= DESCRIPTION OF THE TASK =
From the first line of the listing below to the line with "0.8, 0.9, 1]", print each line exactly, and nothing more. Leave out the pictures.

= COLLECTED MATERIAL =
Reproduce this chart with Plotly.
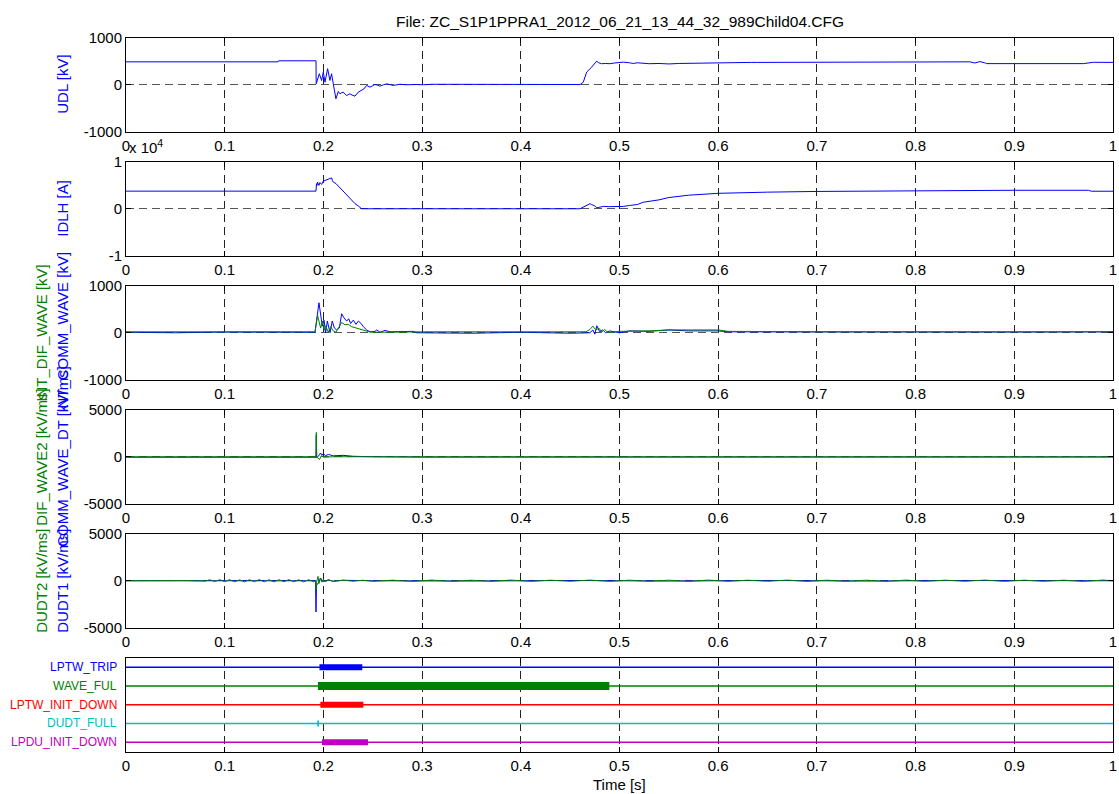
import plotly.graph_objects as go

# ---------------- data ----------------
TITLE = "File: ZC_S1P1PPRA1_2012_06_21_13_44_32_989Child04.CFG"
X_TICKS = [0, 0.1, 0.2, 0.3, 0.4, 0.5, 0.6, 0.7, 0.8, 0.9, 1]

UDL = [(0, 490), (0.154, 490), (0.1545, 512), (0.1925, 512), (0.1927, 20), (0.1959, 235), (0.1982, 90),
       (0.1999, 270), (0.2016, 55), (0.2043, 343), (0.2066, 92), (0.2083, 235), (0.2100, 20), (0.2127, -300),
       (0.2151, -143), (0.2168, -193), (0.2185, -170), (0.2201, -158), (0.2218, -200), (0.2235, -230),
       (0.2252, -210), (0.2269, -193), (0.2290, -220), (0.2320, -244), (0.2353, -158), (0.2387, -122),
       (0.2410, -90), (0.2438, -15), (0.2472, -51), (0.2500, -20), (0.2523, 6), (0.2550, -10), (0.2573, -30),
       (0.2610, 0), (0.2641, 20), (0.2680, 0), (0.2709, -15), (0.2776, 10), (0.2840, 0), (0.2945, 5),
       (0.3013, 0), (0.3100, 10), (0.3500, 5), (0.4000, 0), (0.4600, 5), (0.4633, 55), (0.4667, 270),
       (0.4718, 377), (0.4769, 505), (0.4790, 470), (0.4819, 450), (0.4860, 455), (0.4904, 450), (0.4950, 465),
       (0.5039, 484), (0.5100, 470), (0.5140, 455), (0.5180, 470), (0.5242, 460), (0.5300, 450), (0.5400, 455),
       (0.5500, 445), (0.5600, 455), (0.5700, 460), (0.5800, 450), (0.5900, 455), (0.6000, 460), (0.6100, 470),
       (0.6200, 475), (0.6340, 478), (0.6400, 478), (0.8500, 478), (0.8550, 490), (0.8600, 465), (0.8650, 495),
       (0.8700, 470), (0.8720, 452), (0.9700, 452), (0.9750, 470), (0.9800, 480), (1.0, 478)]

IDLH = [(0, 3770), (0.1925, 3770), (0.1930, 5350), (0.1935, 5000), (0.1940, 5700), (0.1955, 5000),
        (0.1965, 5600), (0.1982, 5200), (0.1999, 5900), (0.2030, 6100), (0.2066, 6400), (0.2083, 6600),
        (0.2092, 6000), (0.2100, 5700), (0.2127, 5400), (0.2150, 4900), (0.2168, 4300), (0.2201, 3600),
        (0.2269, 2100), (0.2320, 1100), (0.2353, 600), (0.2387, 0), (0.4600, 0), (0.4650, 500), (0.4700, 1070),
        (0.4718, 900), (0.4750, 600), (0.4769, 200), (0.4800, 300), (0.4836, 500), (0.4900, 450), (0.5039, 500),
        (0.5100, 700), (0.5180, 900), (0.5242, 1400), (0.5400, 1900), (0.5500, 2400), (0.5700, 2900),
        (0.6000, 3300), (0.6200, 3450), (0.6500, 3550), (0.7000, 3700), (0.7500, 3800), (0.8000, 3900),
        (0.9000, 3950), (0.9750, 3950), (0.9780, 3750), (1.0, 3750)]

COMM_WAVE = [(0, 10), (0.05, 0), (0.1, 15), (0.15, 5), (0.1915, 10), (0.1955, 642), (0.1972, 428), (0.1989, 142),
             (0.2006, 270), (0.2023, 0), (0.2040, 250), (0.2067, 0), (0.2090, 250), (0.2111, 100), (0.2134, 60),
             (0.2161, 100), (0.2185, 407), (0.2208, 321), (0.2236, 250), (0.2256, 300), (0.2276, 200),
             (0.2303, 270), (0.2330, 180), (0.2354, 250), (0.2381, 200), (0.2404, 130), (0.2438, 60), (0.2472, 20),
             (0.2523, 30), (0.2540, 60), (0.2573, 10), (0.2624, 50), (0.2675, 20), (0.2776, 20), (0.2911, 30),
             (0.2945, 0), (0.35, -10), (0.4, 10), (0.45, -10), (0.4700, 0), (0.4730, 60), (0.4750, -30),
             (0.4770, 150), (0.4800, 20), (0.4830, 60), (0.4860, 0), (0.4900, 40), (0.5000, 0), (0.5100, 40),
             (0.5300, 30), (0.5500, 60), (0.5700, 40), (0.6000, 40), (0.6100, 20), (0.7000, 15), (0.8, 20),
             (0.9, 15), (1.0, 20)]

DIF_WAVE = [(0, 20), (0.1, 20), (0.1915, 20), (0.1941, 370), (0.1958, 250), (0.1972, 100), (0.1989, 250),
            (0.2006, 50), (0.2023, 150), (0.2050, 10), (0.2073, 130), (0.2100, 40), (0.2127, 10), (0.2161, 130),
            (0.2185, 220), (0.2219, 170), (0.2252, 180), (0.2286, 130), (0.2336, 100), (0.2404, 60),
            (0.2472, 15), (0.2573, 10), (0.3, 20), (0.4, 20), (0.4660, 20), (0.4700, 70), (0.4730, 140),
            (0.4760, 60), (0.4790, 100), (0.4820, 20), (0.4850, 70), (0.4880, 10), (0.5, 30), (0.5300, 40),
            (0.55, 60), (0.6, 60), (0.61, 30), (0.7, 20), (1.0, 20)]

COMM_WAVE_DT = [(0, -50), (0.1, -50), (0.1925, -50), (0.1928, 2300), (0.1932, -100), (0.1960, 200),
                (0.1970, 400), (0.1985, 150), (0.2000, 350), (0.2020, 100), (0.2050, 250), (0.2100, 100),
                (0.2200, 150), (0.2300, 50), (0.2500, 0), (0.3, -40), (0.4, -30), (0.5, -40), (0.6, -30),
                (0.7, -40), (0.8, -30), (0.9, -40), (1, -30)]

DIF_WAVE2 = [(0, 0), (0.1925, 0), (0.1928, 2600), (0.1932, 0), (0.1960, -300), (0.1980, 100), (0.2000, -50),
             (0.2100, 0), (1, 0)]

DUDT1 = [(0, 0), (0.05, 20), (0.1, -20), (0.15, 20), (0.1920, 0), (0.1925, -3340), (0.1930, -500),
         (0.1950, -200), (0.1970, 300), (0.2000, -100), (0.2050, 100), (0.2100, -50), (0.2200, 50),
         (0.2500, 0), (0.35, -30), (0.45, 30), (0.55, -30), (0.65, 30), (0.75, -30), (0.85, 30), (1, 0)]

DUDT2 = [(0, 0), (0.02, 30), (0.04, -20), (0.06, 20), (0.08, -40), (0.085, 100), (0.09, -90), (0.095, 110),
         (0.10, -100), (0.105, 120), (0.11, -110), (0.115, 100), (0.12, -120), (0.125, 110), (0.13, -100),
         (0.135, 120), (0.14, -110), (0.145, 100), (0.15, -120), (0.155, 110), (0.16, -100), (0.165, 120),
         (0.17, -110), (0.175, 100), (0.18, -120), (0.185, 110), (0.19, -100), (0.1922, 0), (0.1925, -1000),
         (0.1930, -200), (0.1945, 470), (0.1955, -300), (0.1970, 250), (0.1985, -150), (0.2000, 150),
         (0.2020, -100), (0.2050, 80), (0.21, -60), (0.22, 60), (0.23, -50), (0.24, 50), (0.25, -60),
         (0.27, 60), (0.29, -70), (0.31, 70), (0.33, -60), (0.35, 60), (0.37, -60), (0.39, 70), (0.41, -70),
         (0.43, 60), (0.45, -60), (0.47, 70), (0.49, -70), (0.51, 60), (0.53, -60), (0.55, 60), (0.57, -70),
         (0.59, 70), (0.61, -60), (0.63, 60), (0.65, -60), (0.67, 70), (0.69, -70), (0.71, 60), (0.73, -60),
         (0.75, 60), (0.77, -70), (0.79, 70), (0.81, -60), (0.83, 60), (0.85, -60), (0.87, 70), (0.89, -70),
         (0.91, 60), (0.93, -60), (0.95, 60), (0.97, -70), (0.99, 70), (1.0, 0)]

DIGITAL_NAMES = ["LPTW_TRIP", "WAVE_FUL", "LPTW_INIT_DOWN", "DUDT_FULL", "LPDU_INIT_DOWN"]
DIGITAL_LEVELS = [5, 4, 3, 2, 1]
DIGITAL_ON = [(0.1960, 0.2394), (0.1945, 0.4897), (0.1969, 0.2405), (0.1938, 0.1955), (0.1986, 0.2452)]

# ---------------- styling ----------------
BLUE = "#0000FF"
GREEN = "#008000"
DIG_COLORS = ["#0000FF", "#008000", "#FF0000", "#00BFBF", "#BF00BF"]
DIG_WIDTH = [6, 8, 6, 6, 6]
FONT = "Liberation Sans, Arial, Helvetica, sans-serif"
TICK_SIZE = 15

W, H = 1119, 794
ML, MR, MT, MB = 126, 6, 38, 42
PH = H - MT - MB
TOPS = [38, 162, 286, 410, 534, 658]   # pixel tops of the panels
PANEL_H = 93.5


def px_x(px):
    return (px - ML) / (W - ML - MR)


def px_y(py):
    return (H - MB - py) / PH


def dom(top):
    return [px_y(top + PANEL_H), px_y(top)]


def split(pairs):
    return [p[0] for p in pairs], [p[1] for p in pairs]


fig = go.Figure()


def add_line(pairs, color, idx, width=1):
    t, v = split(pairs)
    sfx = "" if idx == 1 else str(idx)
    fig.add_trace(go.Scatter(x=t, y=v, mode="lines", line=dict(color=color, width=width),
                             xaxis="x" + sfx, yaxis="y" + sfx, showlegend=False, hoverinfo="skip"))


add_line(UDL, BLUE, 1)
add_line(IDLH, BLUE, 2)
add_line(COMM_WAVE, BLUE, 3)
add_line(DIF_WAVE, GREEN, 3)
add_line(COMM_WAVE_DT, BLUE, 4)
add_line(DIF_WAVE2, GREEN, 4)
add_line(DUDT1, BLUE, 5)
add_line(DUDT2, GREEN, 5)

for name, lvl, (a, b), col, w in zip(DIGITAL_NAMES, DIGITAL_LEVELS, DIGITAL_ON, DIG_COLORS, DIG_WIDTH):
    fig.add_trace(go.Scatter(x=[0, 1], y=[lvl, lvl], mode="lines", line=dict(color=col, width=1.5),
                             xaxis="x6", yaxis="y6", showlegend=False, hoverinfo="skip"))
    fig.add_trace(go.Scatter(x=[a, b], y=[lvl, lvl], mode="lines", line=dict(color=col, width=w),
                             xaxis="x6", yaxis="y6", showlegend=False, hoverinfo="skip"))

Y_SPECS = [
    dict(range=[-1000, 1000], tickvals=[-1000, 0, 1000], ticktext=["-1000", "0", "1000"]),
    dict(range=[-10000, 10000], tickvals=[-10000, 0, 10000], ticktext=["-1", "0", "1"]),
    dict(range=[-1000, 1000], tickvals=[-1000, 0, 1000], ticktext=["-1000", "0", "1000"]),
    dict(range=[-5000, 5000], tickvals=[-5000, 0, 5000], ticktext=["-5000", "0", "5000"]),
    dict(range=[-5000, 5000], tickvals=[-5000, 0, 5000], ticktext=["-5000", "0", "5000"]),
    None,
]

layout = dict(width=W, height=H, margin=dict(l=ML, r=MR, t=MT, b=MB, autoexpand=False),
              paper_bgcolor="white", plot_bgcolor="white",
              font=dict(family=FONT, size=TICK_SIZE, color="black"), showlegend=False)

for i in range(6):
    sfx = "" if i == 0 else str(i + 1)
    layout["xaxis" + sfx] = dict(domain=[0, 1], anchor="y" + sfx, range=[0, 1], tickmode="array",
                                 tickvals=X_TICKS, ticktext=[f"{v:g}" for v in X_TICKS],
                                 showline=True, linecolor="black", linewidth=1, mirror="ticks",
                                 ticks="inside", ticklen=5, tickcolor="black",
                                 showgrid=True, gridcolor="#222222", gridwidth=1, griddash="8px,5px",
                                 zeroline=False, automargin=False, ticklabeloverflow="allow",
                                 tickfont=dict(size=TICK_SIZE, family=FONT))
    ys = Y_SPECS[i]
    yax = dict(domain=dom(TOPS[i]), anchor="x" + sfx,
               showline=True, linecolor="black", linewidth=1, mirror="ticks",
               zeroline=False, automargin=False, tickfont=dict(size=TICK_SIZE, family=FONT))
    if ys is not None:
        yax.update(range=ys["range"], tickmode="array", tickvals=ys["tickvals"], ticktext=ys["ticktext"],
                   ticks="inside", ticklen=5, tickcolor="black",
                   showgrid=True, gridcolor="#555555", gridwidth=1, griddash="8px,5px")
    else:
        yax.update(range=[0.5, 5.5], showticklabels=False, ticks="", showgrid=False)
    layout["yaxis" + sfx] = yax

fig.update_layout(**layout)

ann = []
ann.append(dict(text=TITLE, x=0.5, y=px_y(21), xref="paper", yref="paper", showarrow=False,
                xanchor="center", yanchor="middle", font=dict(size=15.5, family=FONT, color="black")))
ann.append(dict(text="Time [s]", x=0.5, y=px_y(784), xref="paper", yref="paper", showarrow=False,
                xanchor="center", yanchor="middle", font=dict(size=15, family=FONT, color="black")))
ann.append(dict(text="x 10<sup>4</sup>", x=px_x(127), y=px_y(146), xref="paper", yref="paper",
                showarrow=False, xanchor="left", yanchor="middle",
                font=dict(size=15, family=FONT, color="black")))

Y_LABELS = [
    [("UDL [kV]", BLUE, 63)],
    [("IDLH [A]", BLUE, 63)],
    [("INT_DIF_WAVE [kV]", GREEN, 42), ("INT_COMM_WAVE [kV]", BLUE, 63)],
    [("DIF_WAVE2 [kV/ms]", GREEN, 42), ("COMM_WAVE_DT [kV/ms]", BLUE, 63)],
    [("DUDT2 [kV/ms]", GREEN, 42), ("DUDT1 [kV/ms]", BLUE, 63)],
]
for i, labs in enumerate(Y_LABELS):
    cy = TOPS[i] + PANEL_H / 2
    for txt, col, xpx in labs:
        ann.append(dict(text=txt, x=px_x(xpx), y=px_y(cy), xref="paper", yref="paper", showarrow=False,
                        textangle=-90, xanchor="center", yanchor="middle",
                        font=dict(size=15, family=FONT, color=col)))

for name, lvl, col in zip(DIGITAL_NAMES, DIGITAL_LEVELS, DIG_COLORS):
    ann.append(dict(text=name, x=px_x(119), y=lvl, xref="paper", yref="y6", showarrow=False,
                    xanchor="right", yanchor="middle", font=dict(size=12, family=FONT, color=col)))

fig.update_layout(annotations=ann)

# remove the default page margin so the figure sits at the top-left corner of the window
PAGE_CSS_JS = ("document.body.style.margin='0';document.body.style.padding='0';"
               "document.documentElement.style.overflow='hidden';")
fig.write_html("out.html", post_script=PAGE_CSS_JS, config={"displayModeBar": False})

= ANSWER FOR THE TASK =
Reproduce this chart with Plotly.
import plotly.graph_objects as go

# ---------------- data ----------------
TITLE = "File: ZC_S1P1PPRA1_2012_06_21_13_44_32_989Child04.CFG"
X_TICKS = [0, 0.1, 0.2, 0.3, 0.4, 0.5, 0.6, 0.7, 0.8, 0.9, 1]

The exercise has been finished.